Directions for this task. Give back the full listing, character for character, with no pictures.

Data extract.
※ ※ ※
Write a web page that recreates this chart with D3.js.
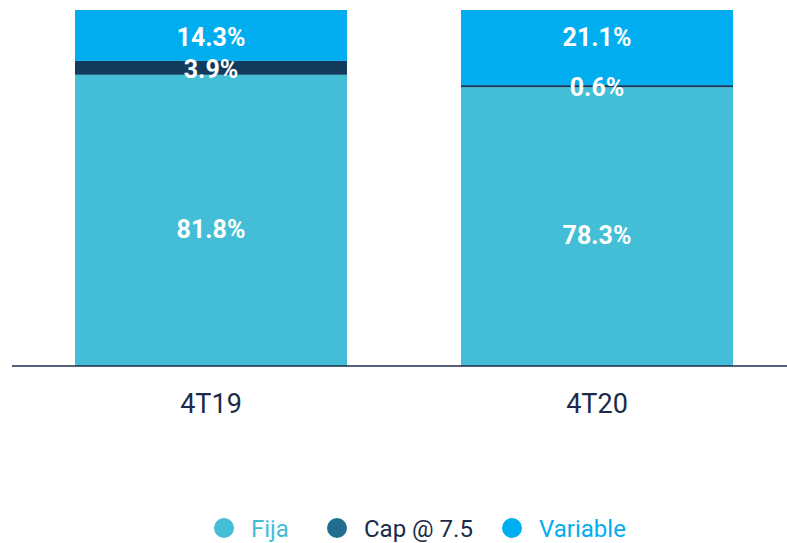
<!DOCTYPE html>
<html><head><meta charset="utf-8">
<script src="https://cdn.jsdelivr.net/npm/d3@7"></script>
<style>body{margin:0;background:#fff}svg{display:block}</style>
</head><body>
<svg id="c" width="787" height="543"></svg>
<script>
const categories = ["4T19", "4T20"];
const seriesNames = ["Fija", "Cap @ 7.5", "Variable"];
const fija = [81.8, 78.3];
const cap = [3.9, 0.6];
const variable = [14.3, 21.1];
const colors = ["#43BED6", "#123C5D", "#00AEEF"];
const legendColors = ["#43BED6", "#226E90", "#00AEEF"];
const legendText = ["#43BED6", "#1A2B4A", "#00AEEF"];

const svg = d3.select("#c");
const font = "Roboto, 'DejaVu Sans', sans-serif";
const data = categories.map((c, i) => ({cat: c, "Fija": fija[i], "Cap @ 7.5": cap[i], "Variable": variable[i]}));
const stack = d3.stack().keys(seriesNames)(data);

const x = d3.scaleBand().domain(categories).range([75, 733]).paddingInner(0.2953).paddingOuter(0);
const y = d3.scaleLinear().domain([0, 100]).range([366, 10]);

const g = svg.append("g");
stack.forEach((s, si) => {
  g.selectAll(null).data(s).enter().append("rect")
    .attr("x", d => x(d.data.cat))
    .attr("width", x.bandwidth())
    .attr("y", d => y(d[1]))
    .attr("height", d => y(d[0]) - y(d[1]))
    .attr("fill", colors[si]);
});
const labelY = (d, si) => si === 2 ? y(d[1]) + 27 : si === 1 ? (y(d[0]) + y(d[1])) / 2 + 1 : (y(d[0]) + y(d[1])) / 2 + 9;
stack.forEach((s, si) => {
  g.selectAll(null).data(s).enter().append("text")
    .attr("x", d => x(d.data.cat) + x.bandwidth() / 2)
    .attr("y", d => labelY(d, si))
    .attr("dy", "0.35em")
    .attr("text-anchor", "middle")
    .attr("fill", "#fff")
    .attr("font-family", font)
    .attr("font-weight", "bold")
    .attr("font-size", 25)
    .text(d => (d[1] - d[0]).toFixed(1) + "%");
});

// axis
const axis = d3.axisBottom(x).tickSize(0).tickPadding(0);
const ax = svg.append("g").attr("transform", "translate(0,366)").call(axis);
ax.select(".domain").remove();
svg.append("line").attr("x1", 12).attr("x2", 787).attr("y1", 366).attr("y2", 366)
  .attr("stroke", "#1A2B4A").attr("stroke-width", 1.5);
ax.selectAll(".tick text")
  .attr("y", 47)
  .attr("dy", 0)
  .attr("font-family", font)
  .attr("font-size", 27)
  .attr("fill", "#1A2B4A");

// legend
const legX = [224, 337, 512];
const leg = svg.append("g");
seriesNames.forEach((n, i) => {
  leg.append("circle").attr("cx", legX[i]).attr("cy", 528).attr("r", 10).attr("fill", legendColors[i]);
  leg.append("text").attr("x", legX[i] + 27).attr("y", 537)
    .attr("font-family", font).attr("font-size", 24).attr("fill", legendText[i]).text(n);
});
</script>
</body></html>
※ ※ ※
Task response.
Write a web page that recreates this chart with D3.js.
<!DOCTYPE html>
<html><head><meta charset="utf-8">
<script src="https://cdn.jsdelivr.net/npm/d3@7"></script>
<style>body{margin:0;background:#fff}svg{display:block}</style>
</head><body>
<svg id="c" width="787" height="543"></svg>
<script>
const categories = ["4T19", "4T20"];
const seriesNames = ["Fija", "Cap @ 7.5", "Variable"];
const fija = [81.8, 78.3];
const cap = [3.9, 0.6];
const variable = [14.3, 21.1];
const colors = ["#43BED6", "#123C5D", "#00AEEF"];
const legendColors = ["#43BED6", "#226E90", "#00AEEF"];
const legendText = ["#43BED6", "#1A2B4A", "#00AEEF"];

const svg = d3.select("#c");
const font = "Roboto, 'DejaVu Sans', sans-serif";
const data = categories.map((c, i) => ({cat: c, "Fija": fija[i], "Cap @ 7.5": cap[i], "Variable": variable[i]}));
const stack = d3.stack().keys(seriesNames)(data);

const x = d3.scaleBand().domain(categories).range([75, 733]).paddingInner(0.2953).paddingOuter(0);
const y = d3.scaleLinear().domain([0, 100]).range([366, 10]);

const g = svg.append("g");
stack.forEach((s, si) => {
  g.selectAll(null).data(s).enter().append("rect")
    .attr("x", d => x(d.data.cat))
    .attr("width", x.bandwidth())
    .attr("y", d => y(d[1]))
    .attr("height", d => y(d[0]) - y(d[1]))
    .attr("fill", colors[si]);
});
const labelY = (d, si) => si === 2 ? y(d[1]) + 27 : si === 1 ? (y(d[0]) + y(d[1])) / 2 + 1 : (y(d[0]) + y(d[1])) / 2 + 9;
stack.forEach((s, si) => {
  g.selectAll(null).data(s).enter().append("text")
    .attr("x", d => x(d.data.cat) + x.bandwidth() / 2)
    .attr("y", d => labelY(d, si))
    .attr("dy", "0.35em")
    .attr("text-anchor", "middle")
    .attr("fill", "#fff")
    .attr("font-family", font)
    .attr("font-weight", "bold")
    .attr("font-size", 25)
    .text(d => (d[1] - d[0]).toFixed(1) + "%");
});

// axis
const axis = d3.axisBottom(x).tickSize(0).tickPadding(0);
const ax = svg.append("g").attr("transform", "translate(0,366)").call(axis);
ax.select(".domain").remove();
svg.append("line").attr("x1", 12).attr("x2", 787).attr("y1", 366).attr("y2", 366)
  .attr("stroke", "#1A2B4A").attr("stroke-width", 1.5);
ax.selectAll(".tick text")
  .attr("y", 47)
  .attr("dy", 0)
  .attr("font-family", font)
  .attr("font-size", 27)
  .attr("fill", "#1A2B4A");

// legend
const legX = [224, 337, 512];
const leg = svg.append("g");
seriesNames.forEach((n, i) => {
  leg.append("circle").attr("cx", legX[i]).attr("cy", 528).attr("r", 10).attr("fill", legendColors[i]);
  leg.append("text").attr("x", legX[i] + 27).attr("y", 537)
    .attr("font-family", font).attr("font-size", 24).attr("fill", legendText[i]).text(n);
});
</script>
</body></html>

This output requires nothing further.